Just days after steeply hiking fee for H1-B visas, the United States now looks to change its selection process. The Department of Homeland Security has proposed that the visa lottery system should now be based on wage levels.

The proposal said: "DHS proposes to implement a weighted selection process that would generally favor the allocation of H-1B visas to higher skilled and higher paid aliens, while maintaining the opportunity for employers to secure H-1B workers at all wage levels, to better serve the Congressional intent for the H-1B program."

In simple words, the H-1B lottery will no longer be purely random. Instead, each applicant's odds will be weighted by salary level.

Anyone earning more than $162,528 will be in top slab and make them eligible to make four entries into the lottery.

Early career professionals with a smaller payout will now get only one entry -- making their chances even slimmer.

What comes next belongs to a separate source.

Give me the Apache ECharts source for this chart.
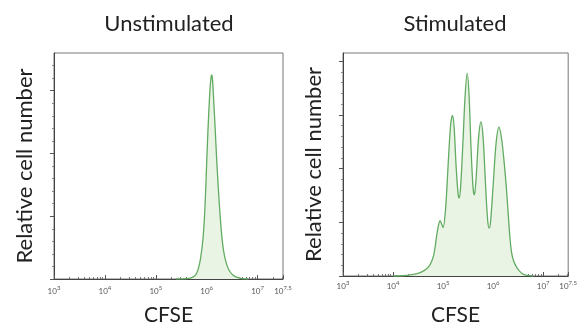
<!DOCTYPE html>
<html><head><meta charset="utf-8">
<script src="https://cdn.jsdelivr.net/npm/echarts@6/dist/echarts.min.js"></script>
<style>html,body{margin:0;padding:0;background:#fff}#c{width:580px;height:331px}</style>
</head><body><div id="c"></div>
<script>
// x values are log10(CFSE), y values are relative cell counts
const panelTitles = ['Unstimulated', 'Stimulated'];
const xTickExponents = [3, 4, 5, 6, 7, 7.5];
const unstimulated = [[5.40,0],[5.55,0.3],[5.65,1],[5.72,2.5],[5.78,6],[5.83,15],[5.88,33],[5.93,66],[5.97,120],[6.00,185],[6.03,245],[6.06,295],[6.085,321],[6.10,325],[6.115,318],[6.14,282],[6.17,235],[6.20,185],[6.25,118],[6.29,75],[6.33,46],[6.38,27],[6.44,14],[6.52,6],[6.60,2.5],[6.70,0.7],[6.82,0]];
const stimulated = [[4.00,0],[4.2,0.5],[4.35,2],[4.5,5],[4.62,10],[4.71,17],[4.77,27],[4.81,38],[4.84,53],[4.87,74],[4.91,95],[4.94,103],[4.975,96],[5.00,90],[5.05,125],[5.10,205],[5.15,280],[5.187,299],[5.22,278],[5.26,205],[5.30,153],[5.319,145],[5.35,165],[5.40,255],[5.44,335],[5.482,377],[5.52,335],[5.56,235],[5.60,163],[5.627,151],[5.66,182],[5.71,258],[5.757,287],[5.80,258],[5.85,168],[5.89,105],[5.922,89],[5.95,102],[6.00,168],[6.06,248],[6.118,277],[6.17,255],[6.22,212],[6.26,170],[6.30,118],[6.335,72],[6.37,43],[6.41,28],[6.46,18],[6.52,10],[6.59,4],[6.68,1],[6.80,0]];
const yMax = [360, 415];

const FONT = 'Lato, "Open Sans", sans-serif';
const minorX = [];
for (let e = 3; e < 7.5; e++) for (let k = 2; k <= 9; k++) { const v = e + Math.log10(k); if (v < 7.5) minorX.push(v); }
function minorY(max){ const a=[]; for(let v=20; v<max; v+=20){ if(v%100!==0) a.push(v);} return a; }
function majorY(max){ const a=[]; for(let v=0; v<=max; v+=100) a.push(v); return a; }

const grids = [
  {left:54, top:53, width:229, height:229, show:true, borderColor:'#777', borderWidth:1},
  {left:343, top:53, width:229, height:226, show:true, borderColor:'#777', borderWidth:1}
];
const xAxes = [], yAxes = [], series = [];
[0,1].forEach(i => {
  xAxes.push({type:'value', gridIndex:i, min:3, max:7.5, name:'CFSE', nameLocation:'middle', nameGap: i===0?26:29,
    nameTextStyle:{fontFamily:FONT, fontSize:21, color:'#222'},
    axisLine:{lineStyle:{color:'#444', width:1}}, splitLine:{show:false},
    axisTick:{inside:true, length:4, customValues:xTickExponents, lineStyle:{color:'#555'}},
    axisLabel:{customValues:xTickExponents, margin: i===0?6:4, color:'#555', fontFamily:FONT,
      formatter: v => '{b|10}{s|' + v + '}',
      rich:{b:{fontSize:8, color:'#555', fontFamily:FONT}, s:{fontSize:6, color:'#555', fontFamily:FONT, padding:[0,0,6,0]}}}});
  xAxes.push({type:'value', gridIndex:i, min:3, max:7.5, position:'bottom',
    axisLine:{show:false}, splitLine:{show:false}, axisLabel:{show:false},
    axisTick:{inside:true, length:2, customValues:minorX, lineStyle:{color:'#777'}}});
  yAxes.push({type:'value', gridIndex:i, min:0, max:yMax[i], name:'Relative cell number', nameLocation:'middle', nameGap:18,
    nameTextStyle:{fontFamily:FONT, fontSize:22, color:'#222'},
    axisLine:{show:true, lineStyle:{color:'#444', width:1}}, splitLine:{show:false}, axisLabel:{show:false},
    axisTick:{show:true, length:4, customValues:majorY(yMax[i]), lineStyle:{color:'#555'}}});
  yAxes.push({type:'value', gridIndex:i, min:0, max:yMax[i], position:'left',
    axisLine:{show:false}, splitLine:{show:false}, axisLabel:{show:false},
    axisTick:{show:true, length:2, customValues:minorY(yMax[i]), lineStyle:{color:'#888'}}});
  series.push({type:'line', xAxisIndex:i*2, yAxisIndex:i*2, data: i===0?unstimulated:stimulated,
    smooth:0.3, showSymbol:false, symbol:'none', lineStyle:{color:'#62ab62', width:1.3},
    areaStyle:{color:'#eaf4e5', opacity:1}, silent:true});
});

const chart = echarts.init(document.getElementById('c'), null, {renderer:'canvas'});
chart.setOption({
  animation:false,
  grid: grids, xAxis: xAxes, yAxis: yAxes, series: series,
  graphic: [
    {type:'text', x:169, y:24, style:{text:panelTitles[0], align:'center', verticalAlign:'middle', font:'22px ' + FONT, fill:'#222'}},
    {type:'text', x:455, y:24, style:{text:panelTitles[1], align:'center', verticalAlign:'middle', font:'22px ' + FONT, fill:'#222'}}
  ]
});
</script></body></html>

H-1B visas allow companies to sponsor foreign workers with specialised skills --- such as scientists, engineers, and computer programmers -- to work in the United States, initially for three years but extendable to six. US awards 85,000 H-1B visas per year on a lottery system, with India accounting for around three-quarters of the recipients.

Immigration expert Nicole Gunara explained to NDTV than "an engineer offered $150,000 at Meta might now have multiple lottery entries, while a junior developer at a startup earning $70,000 might only get one."

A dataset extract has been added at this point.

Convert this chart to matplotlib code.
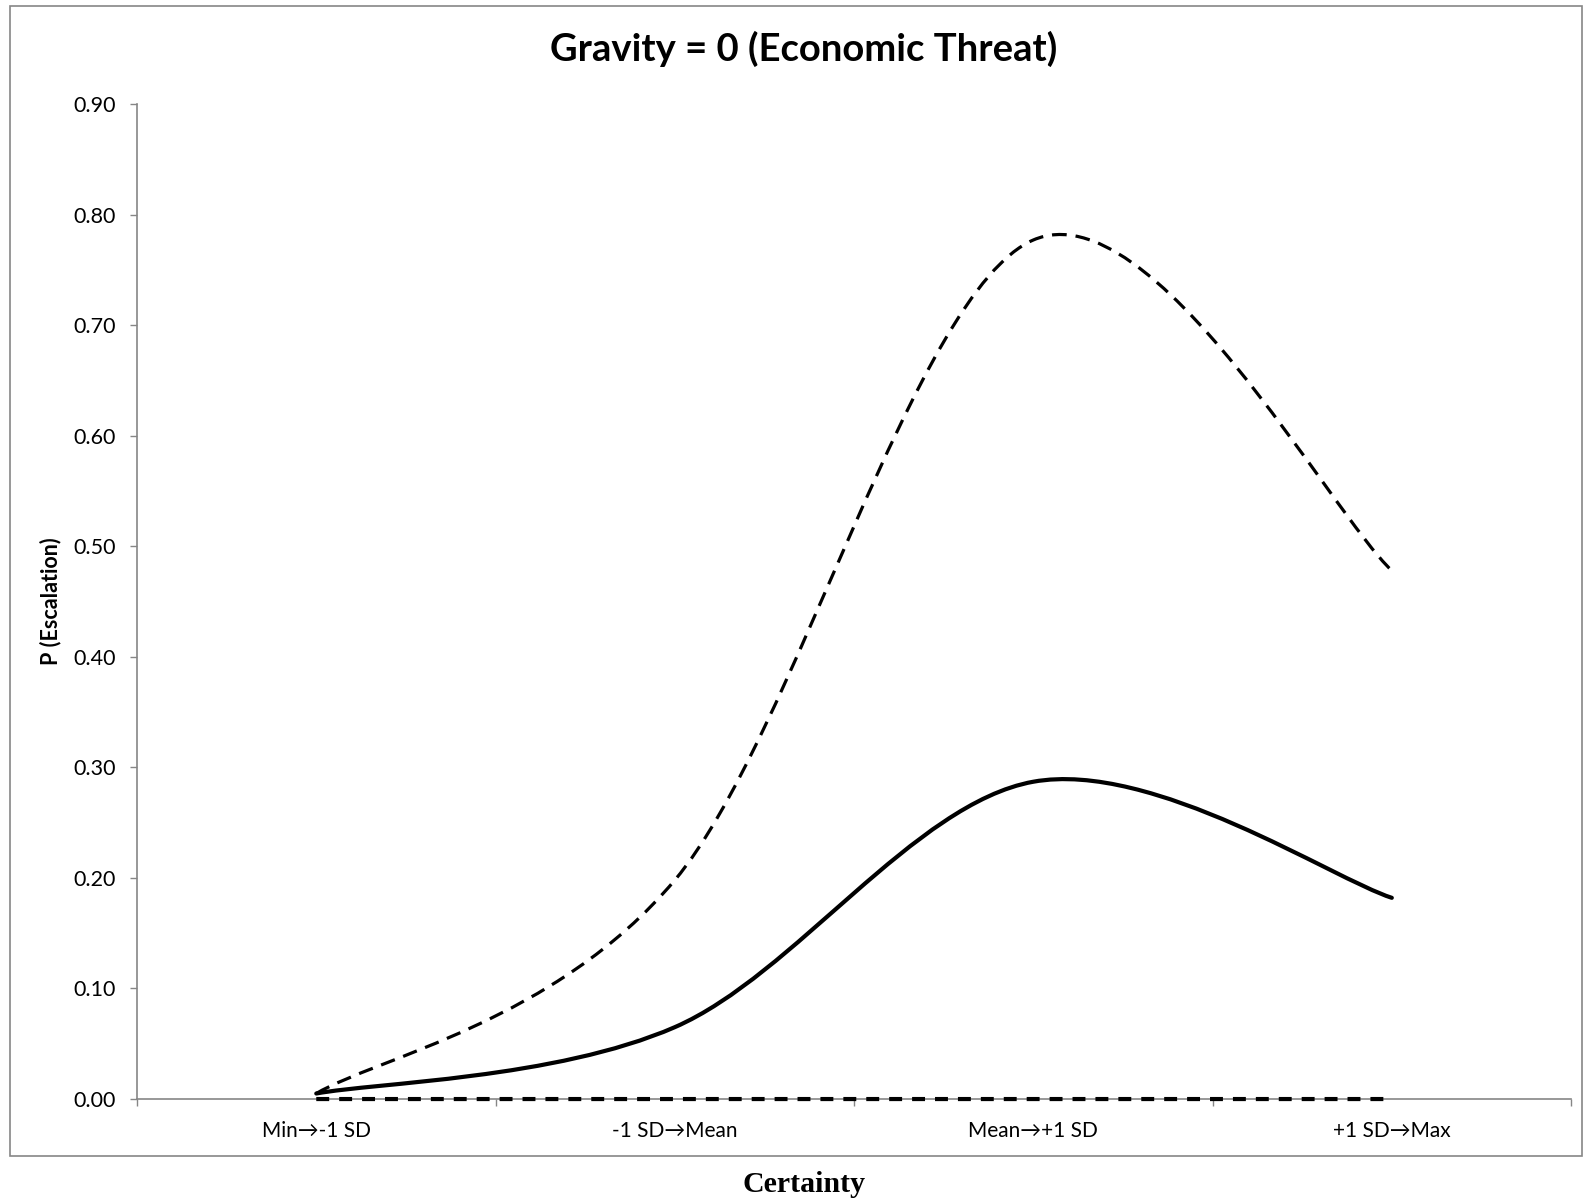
import numpy as np
import matplotlib
matplotlib.use("Agg")
import matplotlib.pyplot as plt
from matplotlib.path import Path
from matplotlib.patches import PathPatch, Rectangle

plt.rcParams['font.family'] = ['Lato', 'DejaVu Sans']

categorias = ['Min\u2192-1 SD', '-1 SD\u2192Mean', 'Mean\u2192+1 SD', '+1 SD\u2192Max']
p_media = [0.005, 0.065, 0.287, 0.182]      # linha continua
p_superior = [0.005, 0.198, 0.777, 0.478]   # tracejada de cima
p_inferior = [0.0, 0.0, 0.0, 0.0]           # tracejada de baixo

titulo = 'Gravity = 0 (Economic Threat)'
rotulo_y = 'P (Escalation)'
rotulo_x = 'Certainty'
cinza = '#868686'


def curva_suave(xs, ys):
    # bezier no estilo do excel (catmull-rom), passa por todos os pontos
    pts = np.column_stack([xs, ys]).astype(float)
    n = len(pts)
    verts = [pts[0]]
    codes = [Path.MOVETO]
    for i in range(n - 1):
        p0 = pts[max(i - 1, 0)]
        p1 = pts[i]
        p2 = pts[i + 1]
        p3 = pts[min(i + 2, n - 1)]
        c1 = p1 + (p2 - p0) / 6
        c2 = p2 - (p3 - p1) / 6
        verts += [c1, c2, p2]
        codes += [Path.CURVE4] * 3
    return Path(verts, codes)


fig = plt.figure(figsize=(15.95, 12.01), dpi=100)
ax = fig.add_axes([0.0859, 0.0849, 0.8991, 0.8285])

x = np.arange(len(categorias))

ax.add_patch(PathPatch(curva_suave(x, p_inferior), fill=False, color='black',
                       lw=3.0, linestyle=(0, (3.1, 2.4)), clip_on=False, zorder=3))
ax.add_patch(PathPatch(curva_suave(x, p_superior), fill=False, color='black',
                       lw=2.3, linestyle=(0, (4.6, 2.8)), clip_on=False, zorder=3))
ax.add_patch(PathPatch(curva_suave(x, p_media), fill=False, color='black',
                       lw=3.0, capstyle='round', joinstyle='round', clip_on=False, zorder=4))

ax.set_xlim(-0.5, len(categorias) - 0.5)
ax.set_ylim(0, 0.9)

ax.set_yticks(np.arange(0, 0.91, 0.1))
ax.set_yticklabels(['%.2f' % v for v in np.arange(0, 0.91, 0.1)])
ax.set_xticks(np.arange(-0.5, len(categorias), 1.0))
ax.set_xticklabels([])
ax.set_xticks(x, minor=True)
ax.set_xticklabels(categorias, minor=True)

ax.tick_params(axis='y', direction='out', length=5, width=1, color=cinza,
               labelsize=15.5, pad=10)
ax.tick_params(axis='x', which='major', direction='out', length=5, width=1, color=cinza)
ax.tick_params(axis='x', which='minor', length=0, labelsize=15, pad=16)

for lado in ['top', 'right']:
    ax.spines[lado].set_visible(False)
for lado in ['left', 'bottom']:
    ax.spines[lado].set_color(cinza)
    ax.spines[lado].set_linewidth(1.2)

ax.set_ylabel(rotulo_y, fontsize=15.5, fontweight='bold')
ax.yaxis.set_label_coords(-0.053, 0.5)

fig.text(0.504, 0.959, titulo, ha='center', va='center', fontsize=27.5, fontweight='bold')
fig.text(0.504, 0.0135, rotulo_x, ha='center', va='center', fontsize=21.5, fontweight='bold',
         family=['Liberation Serif', 'DejaVu Serif'])

fig.patches.append(Rectangle((0.0063, 0.0375), 0.9856, 0.9575, transform=fig.transFigure,
                             fill=False, edgecolor=cinza, lw=1.2))

fig.savefig('out.png', dpi=100)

"A candidate in a top wage tier could receive multiple entries in the lottery, while someone at an entry-level salary may only get one. That means higher-paid, senior roles will have significantly better chances of selection, while recent graduates and early-career workers will face much steeper odds," Gunara added.

The H1-B visa tussle

US President Donald Trump announced the change in Washington on Friday, arguing it would support American workers.

The H-1B program "has been deliberately exploited to replace, rather than supplement, American workers with lower-paid, lower-skilled labor," the executive order said.

Trump also introduced a $1 million "gold card" residency program he had previewed months earlier.

"The main thing is, we're going to have great people coming in, and they're going to be paying," Trump told reporters as he signed the orders in the Oval Office.

Tech entrepreneurs -- including Trump's former ally Elon Musk -- have warned against targeting H-1B visas, saying that the United States does not have enough homegrown talent to fill important tech sector job vacancies.